Had he just been sitting on his over-turned bucket on the sidewalk, dirty fingernails, charcoal-scuffed forehead, and clothing showing more paint than a Jackson Pollack, passers-by may have assumed he had camped there to ask for money. However, put a blank canvas in front of him, and his brilliance bursts out of him for all to see.

Everyone has a bit of brilliance.

We all have something at which we are incredibly talented. Something that lights us up so brightly, that others cannot help but see us shine.

We have all experienced “getting” what we “give.” Beyond the love and respect that we give to others, however, we show others how we feel about ourselves by how much respect we expect. And we teach others how to treat us by how much respect we accept. How good does it feel to share what lights us up, and have others appreciate it? And, in turn, how much fun is it to be able to witness someone else’s brilliance in action? To see an athlete in the zone? To hear a musician rock out on another level? To read how a writer has described their own soul? And to see an artist illustrate their own spirit? Knowing that we all have something at which we are amazing, sets up life’s most beautiful scavenger hunt between those who choose to play.

Looking for what talent resides in another person is just plain fun. And celebrating it is even better.

Honoring your own talents and where your own interest and brilliance resides, invites others to appreciate, commiserate, and then celebrate that which makes you, you. You teach people how to treat you, by how you treat yourself and others. And appreciating your own amazingness, and looking for that in others, so often yields fun, incredible and unexpected prizes.
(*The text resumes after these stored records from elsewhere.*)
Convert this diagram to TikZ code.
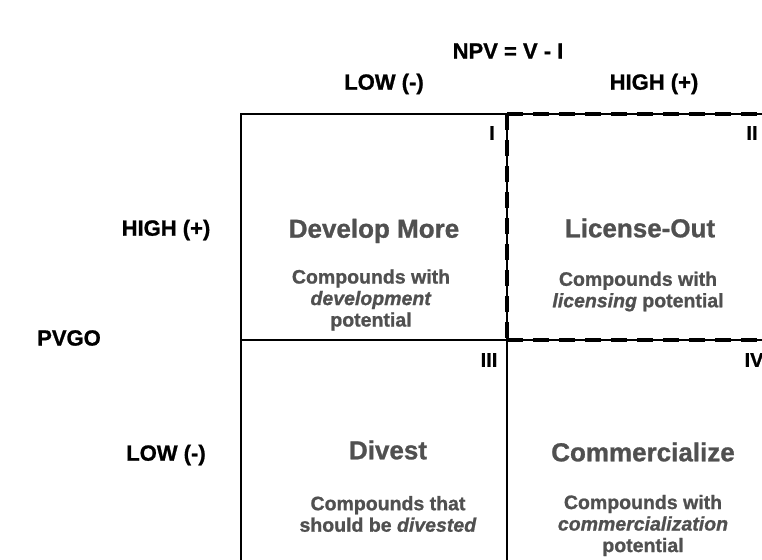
\documentclass[tikz,border=0pt]{standalone}
\usepackage{fontspec}
\setmainfont{Liberation Sans}[BoldFeatures={FakeBold=1},BoldItalicFeatures={FakeBold=1}]
\definecolor{qgray}{RGB}{80,80,80}
\begin{document}
\begin{tikzpicture}[x=1pt,y=-1pt,
 lab/.style={font=\fontsize{22}{26}\selectfont\bfseries, text=black, inner sep=0},
 ttl/.style={font=\fontsize{26}{30}\selectfont\bfseries, text=qgray, inner sep=0},
 dsc/.style={font=\fontsize{19.5}{21.5}\selectfont\bfseries, text=qgray, align=center, inner sep=0},
 num/.style={font=\fontsize{20}{24}\selectfont\bfseries, text=black, inner sep=0},
 gridline/.style={line width=1.6pt},
 sel/.style={line width=4pt, dash pattern=on 16pt off 10pt}]
\useasboundingbox (0,0) rectangle (762,559);
\clip (0,0) rectangle (762,559);
\fill[white] (0,0) rectangle (762,559);
% grid
\coordinate (tl) at (241,114);
\coordinate (tm) at (507,114);
\coordinate (tr) at (775,114);
\coordinate (ml) at (241,340);
\coordinate (mm) at (507,340);
\coordinate (mr) at (775,340);
\coordinate (bl) at (241,570);
\coordinate (bm) at (507,570);
\draw[gridline] (bl) -- (tl) -- (tr);
\draw[gridline] (ml) -- (mr);
\draw[gridline] (tm) -- (bm);
% selected quadrant
\draw[sel] (tm) -- (mm);
\draw[sel] (tm) -- (tr);
\draw[sel] (mm) -- (mr);
% axis labels
\node[lab] (npv) at (508,51) {NPV = V - I};
\node[lab] (clow) at (384,84) {LOW (-)};
\node[lab] (chigh) at (654,84) {HIGH (+)};
\node[lab] (rhigh) at (166,230) {HIGH (+)};
\node[lab] (pvgo) at (69,338) {PVGO};
\node[lab] (rlow) at (166,455) {LOW (-)};
% numerals
\node[num] (n1) at (492,133) {I};
\node[num] (n2) at (752,133) {II};
\node[num] (n3) at (489,360) {III};
\node[num] (n4) at (754,360) {IV};
% quadrant texts
\node[ttl] (t1) at (374,231) {Develop More};
\node[dsc] (d1) at (371,300) {Compounds with\\\textit{development}\\potential};
\node[ttl] (t2) at (640,228) {License-Out};
\node[dsc] (d2) at (638,291.5) {Compounds with\\\textit{licensing} potential};
\node[ttl] (t3) at (388,450) {Divest};
\node[dsc] (d3) at (388,514) {Compounds that\\should be \textit{divested}};
\node[ttl] (t4) at (643,452) {Commercialize};
\node[dsc] (d4) at (643,525.5) {Compounds with\\\textit{commercialization}\\potential};
\end{tikzpicture}
\end{document}
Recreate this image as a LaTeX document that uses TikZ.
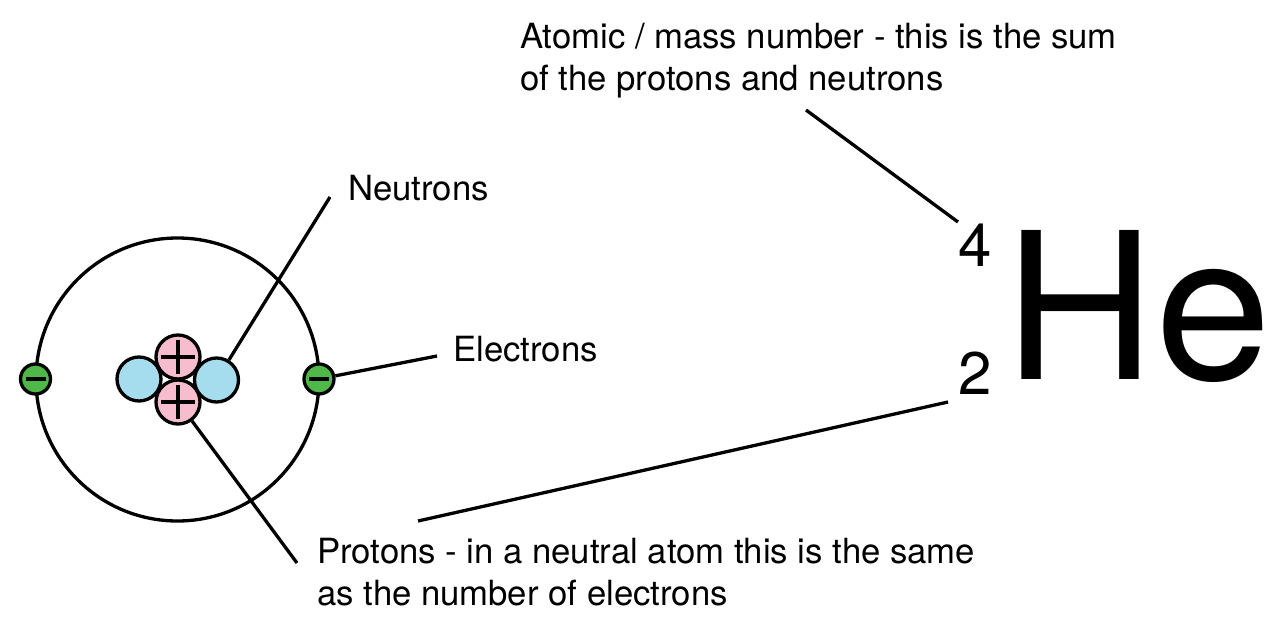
\documentclass[tikz,border=0pt]{standalone}
\usepackage{graphicx}
\usepackage{fontspec}
\setmainfont{TeX Gyre Heros}
\definecolor{protonpink}{HTML}{F7BCCD}
\definecolor{neutronblue}{HTML}{A6DDEE}
\definecolor{electrongreen}{HTML}{50B848}
\tikzset{
  wire/.style={line width=3.3pt},
  particle/.style={circle,draw=black,line width=3.3pt,inner sep=0pt,minimum size=#1},
  proton/.style={particle=44pt,fill=protonpink},
  neutron/.style={particle=44pt,fill=neutronblue},
  electron/.style={particle=30pt,fill=electrongreen},
  caption/.style={inner sep=0pt,anchor=base west,font=\fontsize{34.7}{42}\selectfont},
  digit/.style={inner sep=0pt,anchor=base west,font=\fontsize{60}{60}\selectfont},
}
\begin{document}
\begin{tikzpicture}[x=1pt,y=-1pt]
  \useasboundingbox (0,0) rectangle (1280,629);

  % Orbit shell
  \node[circle,draw=black,line width=3.3pt,inner sep=0pt,minimum size=283pt] (shell) at (177.5,379.5) {};

  % Nucleus: neutrons sit behind the protons
  \node[neutron] (nleft) at (139,379) {};
  \node[neutron] (nright) at (216.5,380) {};
  \node[proton] (ptop) at (178,357) {};
  \node[proton] (pbottom) at (178,402) {};
  \foreach \p in {ptop,pbottom}{
    \draw[wire] ([xshift=-17pt]\p.center) -- ([xshift=17pt]\p.center);
    \draw[wire] ([yshift=-17pt]\p.center) -- ([yshift=17pt]\p.center);
  }

  % Electrons on the shell
  \node[electron] (eleft) at (35.5,379) {};
  \node[electron] (eright) at (319,379) {};
  \foreach \e in {eleft,eright}{
    \draw[wire] ([xshift=-10pt]\e.center) -- ([xshift=10pt]\e.center);
  }

  % Labels
  \node[caption] (lneutrons) at (348,200.7) {Neutrons};
  \node[caption] (lelectrons) at (453,361.7) {Electrons};
  \node[caption] (lmass1) at (520,48.7) {Atomic / mass number - this is the sum};
  \node[caption] (lmass2) at (520,90.7) {of the protons and neutrons};
  \node[caption] (lprot1) at (317,563.7) {Protons - in a neutral atom this is the same};
  \node[caption] (lprot2) at (317,605.7) {as the number of electrons};

  % Element symbol
  \node[inner sep=0pt,anchor=base west,font=\fontsize{204.5}{208}\selectfont] (symbol) at (1004.5,379) {\scalebox{1.022}[1]{He}};
  \node[digit] (mass) at (958,266) {4};
  \node[digit] (atomic) at (958,394) {2};

  % Free ends of the leader lines
  \coordinate (fneutrons) at (330,197);
  \coordinate (felectrons) at (437,356);
  \coordinate (fprotons) at (297,563);
  \coordinate (fmassa) at (806,110);
  \coordinate (fmassb) at (958,222);
  \coordinate (fatoma) at (418,521);
  \coordinate (fatomb) at (948,402);

  \draw[wire] (nright) -- (fneutrons);
  \draw[wire] (eright) -- (felectrons);
  \draw[wire] (pbottom) -- (fprotons);
  \draw[wire] (fmassa) -- (fmassb);
  \draw[wire] (fatoma) -- (fatomb);
\end{tikzpicture}
\end{document}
By the time the street artist had finished his painting, a joyful bidding war had started among the crowd. While people were peeling off one hundred dollar bills from their wallets, I realized that what they were actually so eager to pay for, was the tangible reminder of the experience we had all just shared of watching this incredible artist do what sublimely lights him up. It was more than just his painting; it was his invitation into a classroom of his attributes, his genius. And he was a great teacher.